The new Carers Passport can:
- Help us know who is a carer
- Provide a shortcut to knowing what support is needed, without having to ask lots of questions
- Raise awareness of caring
- Provide a clear offer of support
- Recognise how important carers are in patient’s lives
- Provide information to managers or key professionals
- Help in ward discussions
As a carer of a patient in our hospitals you can do any or all of the following:
- Visit outside of normal visiting times
- Help with washing and dressing
- Help with feeding
- Be involved in team meeting discussions, and planning the discharge where appropriate, about the person they care for
- Provide support to the person they care for when having procedures/treatments in the hospital
- Stay with the person they care for during the day and/or night as wished
In addition you will have access to:
- Staff discount in the Spice of Life Restaurant at both Whiston and St Helens Hospitals
- Flexible visiting hours
- Parking concessions: these are available to patients and visitors that are required to regularly attend either hospital.

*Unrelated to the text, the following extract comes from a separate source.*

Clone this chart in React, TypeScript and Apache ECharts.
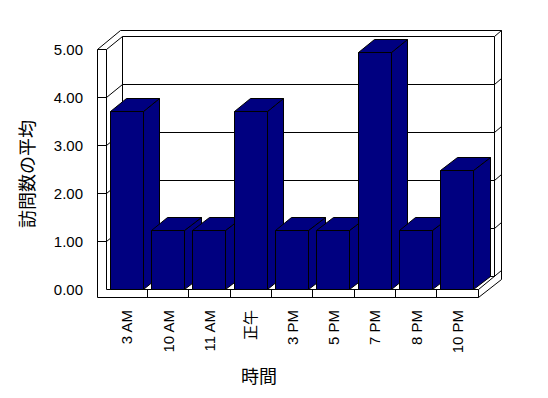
import React, { useEffect, useRef } from "react";
import * as echarts from "echarts";

const categories = ["3 AM", "10 AM", "11 AM", "正午", "3 PM", "5 PM", "7 PM", "8 PM", "10 PM"];
const visitAverages = [3.7, 1.22, 1.22, 3.7, 1.22, 1.22, 4.93, 1.22, 2.47];
const yTicks = [0, 1, 2, 3, 4, 5];
const xTitle = "時間";
const yTitle = "訪問数の平均";

const DX = 16.5;
const DY = -12.5;
const OUT = 1.45;
const WALL = 9;
const FLOOR = 8.5;
const BAR_RATIO = 0.806;
const NAVY = "#000080";
const FONT = "'Liberation Sans', Arial, 'Noto Sans CJK JP', sans-serif";

const px = (v: number) => Math.round(v - 0.5) + 0.5;
const pt = (x: number, y: number) => [px(x), px(y)];

function line(x1: number, y1: number, x2: number, y2: number) {
  return {
    type: "line",
    shape: { x1: px(x1), y1: px(y1), x2: px(x2), y2: px(y2) },
    style: { stroke: "#000", lineWidth: 1 },
    silent: true,
  };
}

export default function App() {
  const ref = useRef<HTMLDivElement>(null);

  useEffect(() => {
    if (!ref.current) return;
    const chart = echarts.init(ref.current, null, { renderer: "svg" });

    const frameRender = (params: any, api: any) => {
      const cs = params.coordSys;
      const L = cs.x;
      const T = cs.y;
      const R = cs.x + cs.width;
      const B = cs.y + cs.height;
      const bw = api.size([1, 0])[0];
      const children: any[] = [];
      children.push({
        type: "polygon",
        shape: {
          points: [
            pt(L - WALL, T),
            pt(L - WALL + DX * OUT, T + DY * OUT),
            pt(R + DX * OUT, T + DY * OUT),
            pt(R + DX * OUT, B + FLOOR + DY * OUT),
            pt(R, B + FLOOR),
            pt(L - WALL, B + FLOOR),
          ],
        },
        style: { fill: "#fff", stroke: "#000", lineWidth: 1 },
        silent: true,
      });
      children.push({
        type: "polygon",
        shape: {
          points: [
            pt(L + DX, T + DY),
            pt(R + DX, T + DY),
            pt(R + DX, B + DY),
            pt(L + DX, B + DY),
          ],
        },
        style: { fill: "#fff", stroke: "#000", lineWidth: 1 },
        silent: true,
      });
      children.push(line(L, T, L, B));
      children.push(line(L, T, L + DX, T + DY));
      children.push(line(L - WALL, T, L, T));
      children.push(line(L, B, R, B));
      children.push(line(R, B, R, B + FLOOR));
      children.push(line(R, B, R + DX * OUT, B + DY * OUT));
      children.push(line(R + DX, T + DY, R + DX * OUT, T + DY * OUT));
      for (let i = 1; i < categories.length; i++) {
        const x = L + i * bw;
        children.push(line(x, B, x, B + FLOOR));
      }
      yTicks.forEach((v) => {
        if (v === yTicks[0] || v === yTicks[yTicks.length - 1]) return;
        const y = api.coord([0, v])[1];
        children.push(line(L - WALL, y, L, y));
        children.push(line(L, y, L + DX, y + DY));
        children.push(line(L + DX, y + DY, R + DX, y + DY));
        children.push(line(R + DX, y + DY, R + DX * OUT, y + DY * OUT));
      });
      return { type: "group", children };
    };

    const barRender = (params: any, api: any) => {
      const idx = api.value(0);
      const v = api.value(1);
      const c0 = api.coord([idx, 0]);
      const c1 = api.coord([idx, v]);
      const bw = api.size([1, 0])[0];
      const w = bw * BAR_RATIO;
      const xl = c0[0] - w / 2;
      const xr = c0[0] + w / 2;
      const yb = c0[1];
      const yt = c1[1];
      const st = { fill: NAVY, stroke: "#000", lineWidth: 1 };
      return {
        type: "group",
        children: [
          {
            type: "polygon",
            shape: { points: [pt(xr, yb), pt(xr, yt), pt(xr + DX, yt + DY), pt(xr + DX, yb + DY)] },
            style: st,
          },
          {
            type: "polygon",
            shape: { points: [pt(xl, yt), pt(xr, yt), pt(xr + DX, yt + DY), pt(xl + DX, yt + DY)] },
            style: st,
          },
          {
            type: "polygon",
            shape: { points: [pt(xl, yt), pt(xr, yt), pt(xr, yb), pt(xl, yb)] },
            style: st,
          },
        ],
      };
    };

    chart.setOption({
      animation: false,
      backgroundColor: "#fff",
      grid: { left: 106, top: 49, width: 372, height: 240, containLabel: false },
      xAxis: {
        type: "category",
        data: categories,
        name: xTitle,
        nameLocation: "middle",
        nameGap: 79,
        nameTextStyle: { fontSize: 18, color: "#000", fontFamily: FONT, padding: [0, 66, 0, 0] },
        axisLine: { show: false },
        axisTick: { show: false },
        axisLabel: { rotate: 90, margin: 21, fontSize: 15, color: "#000", fontFamily: FONT, interval: 0 },
        splitLine: { show: false },
      },
      yAxis: {
        type: "value",
        min: 0,
        max: 5,
        interval: 1,
        name: yTitle,
        nameLocation: "middle",
        nameRotate: 90,
        nameGap: 69,
        nameTextStyle: { fontSize: 18, color: "#000", fontFamily: FONT, padding: [0, 10, 0, 0] },
        axisLine: { show: false },
        axisTick: { show: false },
        splitLine: { show: false },
        axisLabel: {
          margin: 23,
          fontSize: 15,
          color: "#000",
          fontFamily: FONT,
          formatter: (v: number) => v.toFixed(2),
        },
      },
      series: [
        {
          type: "custom",
          renderItem: frameRender,
          data: [[0, 0]],
          z: 1,
          silent: true,
        },
        {
          type: "custom",
          renderItem: barRender,
          data: visitAverages.map((v, i) => [i, v]),
          z: 2,
          silent: true,
        },
      ],
    });

    return () => chart.dispose();
  }, []);

  return (
    <div
      ref={ref}
      style={{ position: "fixed", left: 0, top: 0, width: 548, height: 398, background: "#fff" }}
    />
  );
}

A weekly pass costing £12 can be purchased. These passes will have unlimited use for a full 7-day period.
- Your Local Carer Centres
Caring for someone can be rewarding but also difficult and it is important that you as a carer, receive the correct support. Carers centres provide a lot of services to support you in your caring role. These include;
- Information and advice
- Holistic therapies
- Benefits advice
- Carer’s Emergency Card — this lets emergency services know that you are a carer and will identify the people who would not be able to manage if you were taken ill unexpectedly
- Support to access education and employment
- Social groups
Halton Carers Centre
Tel: 01928 580182
St Helens Carers Centre
Tel: 01744 675 615
Knowsley Carers Centre
Tel: 0151 549 1412
If you live out of the local area go to: http:www.carersuk.org to find a carers centre near you. Your local carers centre can help you find services in your area. Carers centres can also help you with a Carer’s Assessment. Details of Carer’s Assessments are not shared and do not affect benefits. It is not necessary to have an assessment completed to use the carers centres.

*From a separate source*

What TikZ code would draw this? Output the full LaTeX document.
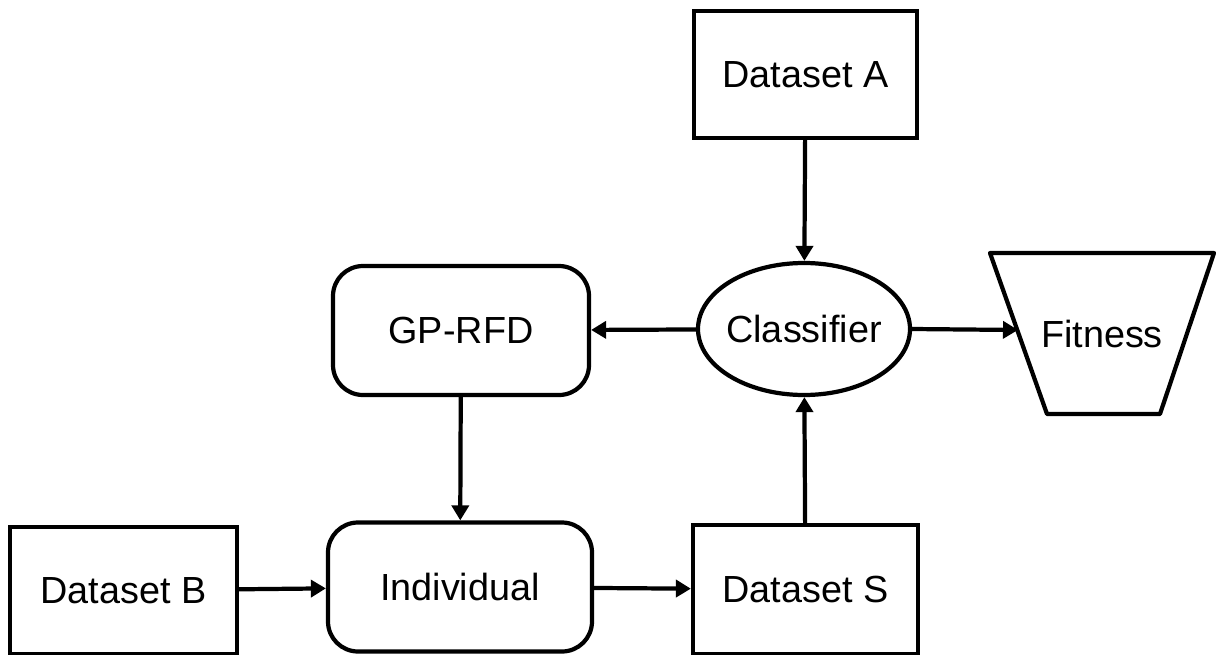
\documentclass[tikz,border=0pt]{standalone}
\usepackage{fontspec}
\setmainfont{Liberation Sans}
\usetikzlibrary{shapes.geometric,arrows.meta}

\begin{document}
\begin{tikzpicture}[
  font=\fontsize{21.5}{26}\selectfont,
  line width=2.4pt,
  databox/.style={draw, rectangle, minimum width=#1, minimum height=2.54cm},
  roundbox/.style={draw, rectangle, rounded corners=0.6cm, minimum width=#1, minimum height=2.58cm},
  flow/.style={-{Triangle[length=0.3cm,width=0.34cm]}}
]
\useasboundingbox (0,0) rectangle (24.32,-13.1);

% Datasets
\node[databox=4.46cm] (dsA) at (16.11,-1.49) {Dataset A};
\node[databox=4.54cm] (dsB) at (2.47,-11.81) {Dataset B};
\node[databox=4.5cm, minimum height=2.58cm] (dsS) at (16.11,-11.79) {Dataset S};

% Process blocks
\node[roundbox=5.12cm] (gp) at (9.22,-6.61) {GP-RFD};
\node[roundbox=5.28cm] (ind) at (9.2,-11.74) {Individual};
\node[draw, ellipse, minimum width=4.24cm, minimum height=2.64cm,
  label=center:Classifier] (clf) at (16.08,-6.58) {};

% Fitness (inverted trapezoid)
\node (fit) at (22.04,-6.67) {Fitness};
\draw[line join=round] (19.8,-5.06) -- (24.28,-5.06) -- (23.2,-8.28) -- (20.94,-8.28) -- cycle;
\coordinate (fitin) at (20.36,-6.6);

% Arrows
\draw[flow] (dsA) -- (clf);
\draw[flow] (clf) -- (gp);
\draw[flow] (clf.east) -- (fitin);
\draw[flow] (gp) -- (ind);
\draw[flow] (dsB) -- (ind);
\draw[flow] (ind) -- (dsS);
\draw[flow] (dsS) -- (clf);
\end{tikzpicture}
\end{document}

- What is a Carer’s Assessment?
A Carer’s Assessment is an opportunity to give you as a carer a voice and find out what support or services you may need. Someone from your local council or an organisation the council works with, such as your local carers centre, will fill in the assessment. The assessment will look at how your caring role affects your physical and mental health, work, free time and relationships.
The assessment is usually face to face but is sometimes completed over the phone or online. One of the outcomes from a Carer’s Assessment could be advice on how to access a break from your caring role. Contact your local carers centre or go to http: www.carers.org for more information.
- Support from your GP as a Carer
A caring role can sometimes have an effect on your own physical and mental wellbeing. Letting your GP surgery know you are a carer will help the staff at the practice to support you. As a carer you may be offered a flu vaccination or a health check.
Further information can also be found in the document ‘Guidance for the support of Carers’ within Mersey and West Lancashire Teaching Hospitals NHS Trust.